* [DIRECTIONS]
Beneath this task is a listing; retype all of it exactly.

* [DATA PROVIDED]
══════════════════════════════

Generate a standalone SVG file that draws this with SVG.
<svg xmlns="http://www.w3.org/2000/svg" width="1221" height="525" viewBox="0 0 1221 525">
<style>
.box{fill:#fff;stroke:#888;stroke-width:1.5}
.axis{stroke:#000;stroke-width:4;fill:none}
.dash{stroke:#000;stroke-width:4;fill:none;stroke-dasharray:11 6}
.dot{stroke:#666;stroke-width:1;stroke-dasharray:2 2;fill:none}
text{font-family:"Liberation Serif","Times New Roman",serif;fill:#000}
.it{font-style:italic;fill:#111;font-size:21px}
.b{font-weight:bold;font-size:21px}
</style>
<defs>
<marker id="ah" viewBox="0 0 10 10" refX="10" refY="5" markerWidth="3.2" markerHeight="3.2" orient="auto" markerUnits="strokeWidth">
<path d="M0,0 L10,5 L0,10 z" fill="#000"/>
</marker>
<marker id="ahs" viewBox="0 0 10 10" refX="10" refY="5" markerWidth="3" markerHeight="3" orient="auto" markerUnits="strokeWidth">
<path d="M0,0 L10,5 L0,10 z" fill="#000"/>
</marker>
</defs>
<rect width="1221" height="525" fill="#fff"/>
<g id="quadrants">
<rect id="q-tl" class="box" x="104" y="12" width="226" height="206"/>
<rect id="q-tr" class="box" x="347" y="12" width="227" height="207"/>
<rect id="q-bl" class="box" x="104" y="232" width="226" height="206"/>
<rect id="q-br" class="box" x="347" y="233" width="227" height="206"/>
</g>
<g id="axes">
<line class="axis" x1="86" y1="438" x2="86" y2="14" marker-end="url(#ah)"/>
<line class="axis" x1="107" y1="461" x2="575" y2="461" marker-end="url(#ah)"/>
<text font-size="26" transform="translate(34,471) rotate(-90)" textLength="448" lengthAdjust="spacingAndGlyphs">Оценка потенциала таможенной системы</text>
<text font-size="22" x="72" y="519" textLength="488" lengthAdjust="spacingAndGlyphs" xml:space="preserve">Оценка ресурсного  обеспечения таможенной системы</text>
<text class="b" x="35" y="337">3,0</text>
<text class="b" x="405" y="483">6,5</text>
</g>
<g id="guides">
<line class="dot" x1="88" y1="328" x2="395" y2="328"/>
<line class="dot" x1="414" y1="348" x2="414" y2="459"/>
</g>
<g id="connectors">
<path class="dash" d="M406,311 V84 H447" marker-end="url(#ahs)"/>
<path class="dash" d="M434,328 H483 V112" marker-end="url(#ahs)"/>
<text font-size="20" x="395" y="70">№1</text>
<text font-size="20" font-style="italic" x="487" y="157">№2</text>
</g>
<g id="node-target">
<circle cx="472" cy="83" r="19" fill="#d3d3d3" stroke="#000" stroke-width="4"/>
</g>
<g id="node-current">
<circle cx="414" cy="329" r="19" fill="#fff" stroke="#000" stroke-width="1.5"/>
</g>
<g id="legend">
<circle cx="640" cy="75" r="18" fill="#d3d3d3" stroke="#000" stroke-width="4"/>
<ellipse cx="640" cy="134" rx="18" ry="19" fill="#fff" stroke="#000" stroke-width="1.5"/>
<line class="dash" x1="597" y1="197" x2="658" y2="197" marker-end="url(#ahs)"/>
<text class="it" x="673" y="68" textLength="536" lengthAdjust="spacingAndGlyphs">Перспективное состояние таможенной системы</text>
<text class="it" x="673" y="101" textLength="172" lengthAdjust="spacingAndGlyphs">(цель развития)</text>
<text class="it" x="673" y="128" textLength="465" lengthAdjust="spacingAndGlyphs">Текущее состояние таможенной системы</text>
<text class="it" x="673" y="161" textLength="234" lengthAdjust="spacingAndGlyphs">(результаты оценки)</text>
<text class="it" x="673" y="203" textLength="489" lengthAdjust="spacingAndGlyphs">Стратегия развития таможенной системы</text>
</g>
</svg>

══════════════════════════════

* [ANSWER FOR THIS EXERCISE]
Generate a standalone SVG file that draws this with SVG.
<svg xmlns="http://www.w3.org/2000/svg" width="1221" height="525" viewBox="0 0 1221 525">
<style>
.box{fill:#fff;stroke:#888;stroke-width:1.5}
.axis{stroke:#000;stroke-width:4;fill:none}
.dash{stroke:#000;stroke-width:4;fill:none;stroke-dasharray:11 6}
.dot{stroke:#666;stroke-width:1;stroke-dasharray:2 2;fill:none}
text{font-family:"Liberation Serif","Times New Roman",serif;fill:#000}
.it{font-style:italic;fill:#111;font-size:21px}
.b{font-weight:bold;font-size:21px}
</style>
<defs>
<marker id="ah" viewBox="0 0 10 10" refX="10" refY="5" markerWidth="3.2" markerHeight="3.2" orient="auto" markerUnits="strokeWidth">
<path d="M0,0 L10,5 L0,10 z" fill="#000"/>
</marker>
<marker id="ahs" viewBox="0 0 10 10" refX="10" refY="5" markerWidth="3" markerHeight="3" orient="auto" markerUnits="strokeWidth">
<path d="M0,0 L10,5 L0,10 z" fill="#000"/>
</marker>
</defs>
<rect width="1221" height="525" fill="#fff"/>
<g id="quadrants">
<rect id="q-tl" class="box" x="104" y="12" width="226" height="206"/>
<rect id="q-tr" class="box" x="347" y="12" width="227" height="207"/>
<rect id="q-bl" class="box" x="104" y="232" width="226" height="206"/>
<rect id="q-br" class="box" x="347" y="233" width="227" height="206"/>
</g>
<g id="axes">
<line class="axis" x1="86" y1="438" x2="86" y2="14" marker-end="url(#ah)"/>
<line class="axis" x1="107" y1="461" x2="575" y2="461" marker-end="url(#ah)"/>
<text font-size="26" transform="translate(34,471) rotate(-90)" textLength="448" lengthAdjust="spacingAndGlyphs">Оценка потенциала таможенной системы</text>
<text font-size="22" x="72" y="519" textLength="488" lengthAdjust="spacingAndGlyphs" xml:space="preserve">Оценка ресурсного  обеспечения таможенной системы</text>
<text class="b" x="35" y="337">3,0</text>
<text class="b" x="405" y="483">6,5</text>
</g>
<g id="guides">
<line class="dot" x1="88" y1="328" x2="395" y2="328"/>
<line class="dot" x1="414" y1="348" x2="414" y2="459"/>
</g>
<g id="connectors">
<path class="dash" d="M406,311 V84 H447" marker-end="url(#ahs)"/>
<path class="dash" d="M434,328 H483 V112" marker-end="url(#ahs)"/>
<text font-size="20" x="395" y="70">№1</text>
<text font-size="20" font-style="italic" x="487" y="157">№2</text>
</g>
<g id="node-target">
<circle cx="472" cy="83" r="19" fill="#d3d3d3" stroke="#000" stroke-width="4"/>
</g>
<g id="node-current">
<circle cx="414" cy="329" r="19" fill="#fff" stroke="#000" stroke-width="1.5"/>
</g>
<g id="legend">
<circle cx="640" cy="75" r="18" fill="#d3d3d3" stroke="#000" stroke-width="4"/>
<ellipse cx="640" cy="134" rx="18" ry="19" fill="#fff" stroke="#000" stroke-width="1.5"/>
<line class="dash" x1="597" y1="197" x2="658" y2="197" marker-end="url(#ahs)"/>
<text class="it" x="673" y="68" textLength="536" lengthAdjust="spacingAndGlyphs">Перспективное состояние таможенной системы</text>
<text class="it" x="673" y="101" textLength="172" lengthAdjust="spacingAndGlyphs">(цель развития)</text>
<text class="it" x="673" y="128" textLength="465" lengthAdjust="spacingAndGlyphs">Текущее состояние таможенной системы</text>
<text class="it" x="673" y="161" textLength="234" lengthAdjust="spacingAndGlyphs">(результаты оценки)</text>
<text class="it" x="673" y="203" textLength="489" lengthAdjust="spacingAndGlyphs">Стратегия развития таможенной системы</text>
</g>
</svg>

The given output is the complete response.